UK nowlast in European beef prices league table

23 May 1997




UK nowlast in European beef prices league table

By Philip Clarke

DIFFERENCES in beef prices between EU member states have widened, with the UK languishing at the bottom of the heap.

French producers are earning the most, according to official reference prices, reported to the commission in Brussels each week.

At 147ecu/100kg – equivalent to 104p/kg liveweight at todays exchange rates – live cattle prices in France are not dissimilar to where they were before the BSE crisis broke.

Supply is relatively tight on the French market, says Remi Fourrier in the British Meat Paris office. Recent figures show a 31% drop in imports in 1996, principally due to the loss of UK beef supplies.

Meanwhile, demand continues to recover. Consumption for the whole of 1996 was down 7% on the year, says Mr Fourrier, compared with a 15% fall in the months immediately after the BSE crisis.

A recent French government initiative – the Controlled Quality Criteria scheme – was only a partial success, he adds, as the CQC label did not appear in the shops until well after the advertising campaign finished. "But, as long as BSE is out of the Press, consumers go back to what they like anyway – French beef," says Mr Fourrier.

At the other end of the spectrum are those countries with a strong export tradition, namely the UK, Ireland and Holland.

The latter two have seen some improvement in recent weeks. The Irish upturn has been prompted by a weakening of the Ir£, which has become less attached to sterling in recent weeks. A further boost was received last week, with a devaluation of the green Ir£, increasing the value of export subsidies.

Throughput has also tightened in Irish abattoirs, with steers down 32% on last year.

And in Holland, values have hardened as beef has benefited from the outbreak of classical swine fever in the pig herd. "Dutch consumers have started switching from high priced pork," says Meat and Livestock Commission economist, Jane Connor.

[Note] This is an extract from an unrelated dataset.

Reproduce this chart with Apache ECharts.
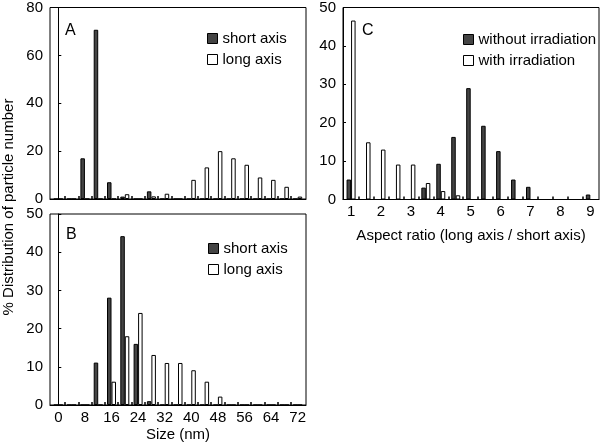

But the UK continues to see rock bottom prices.

Last weeks intervention tender has done little to lift values. While meat traders had all their offers accepted, amounting to 2796t of steer beef and 669t of young bull beef, this was only because their tender prices were below the 183p/kg dw threshold.

Buyers will be looking for about 10,000 animals in the next two weeks to put into intervention. But prices in the first half of this week were only up 2p to about 93p/kg lw for steers.

Continuing pressure from imports remains the key factor depressing the UK market, overriding any benefits of intervention support.

Latest figures show February imports up 69% on last year to 10,230t, with about 3900t coming in from Ireland and 1350t from Holland. "Our industry is being undermined by the dumping of cheap imports from Europe," says Scottish NFU vice-president, George Lyon. "It is about time Brussels insisted on the same application of BSE controls throughout Europe."